If you drag the opportunities object onto the canvas, you should have the same sources and structure as your original dashboard. By the end of our build session, the dashboard should look like this:
This dashboard shows a series of important metrics for all managers, whereas our goal is to provide different views to each manager.
Installing the Lightning Viz Component
A couple of months back, Tableau introduced their Tableau viz lightning web component. This component allows you to take a dashboard and directly embed it in Salesforce. This is what we will be using to embed the dashboard we created into our Salesforce instance. You can download and install the component here.
If you click "Get it Now" it should prompt you to log in, and then ask you to either install in production or a sandbox environment. After that, you'll be asked if you want to install for all users, admins, or specific profiles. Following that prompt, it should install the component for your selected option.
This image shows upgrade as I already had a previous version of the component installed.
Embedding the Dashboard into Salesforce
As we create a dashboard for our account managers, we want ensure it will be embedded into their homepage for easy and efficient access. For this, we're going to need to go to any individual account manager's homepage and edit their view. In this example, we'll be going to "Bruce Kennedy's" homepage. After going to Bruce's homepage, you want to click the settings icon in the top right corner of your screen and select edit page.
On the left side of your screen is the components tab. We can search "Tableau" on the search bar and find the lightning viz component under the "Custom - Managed (1)" section.
The center of your screen shows what objects will be on display when your account manager logs into their profile. By default, we have objects showing details of the person and a chatter object. We want the Tableau dashboard to show up as an object in this page.
We can drag the lightning viz component add-on to the center of the page to drop it in. This is where your dashboard will be. If everything is working as intended, your viz component will render a default example dashboard set by Salesforce.
The options pane is where we will do most of our customization.
The URL for the Tableau View
You will paste the link to your dashboard here. The image below shows how you can click the link. If your dashboard is in Tableau Public, you can click the share icon (highlighted yellow) and then copy the link from the popup share box.
Show Tabs and Show Toolbar
These will show the tabs and toolbars on your dashboard.
The height of the dashboard inside the page.
Filter the View Based on the Current Salesforce Record
This will filter the view to only have Bruce Kennedy's data (i.e show account managers their own data).
Add Additional Filter, Define the Tableau/ Salesforce Field Name.
We can also implement additional filters by identifying similar fields in Salesforce and linking them to the Tableau fields.

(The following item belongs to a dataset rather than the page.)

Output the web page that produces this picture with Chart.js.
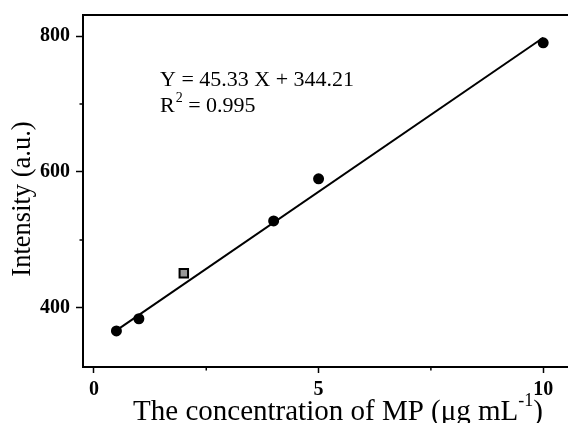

These filters can also implement record-level filtering. For example, for our dashboard, if we had set the Salesforce field name to "Full Name" and defined the Tableau field name to "Full Name", it would achieve the same result as checking the "Filter the View Based On The Current Salesforce Record" box.
You can add additional filters to filter the dashboard data before display.
Activation and Saving
After you activate the page (you can simply activate it, but learn more about the full range of options here). Save the page, and now go back to Bruce Kennedy's page. Your dashboard should now look similar to the image below, only showing records for Bruce.
With that, you are now equipped to integrate Tableau into Salesforce! Thank you for reading!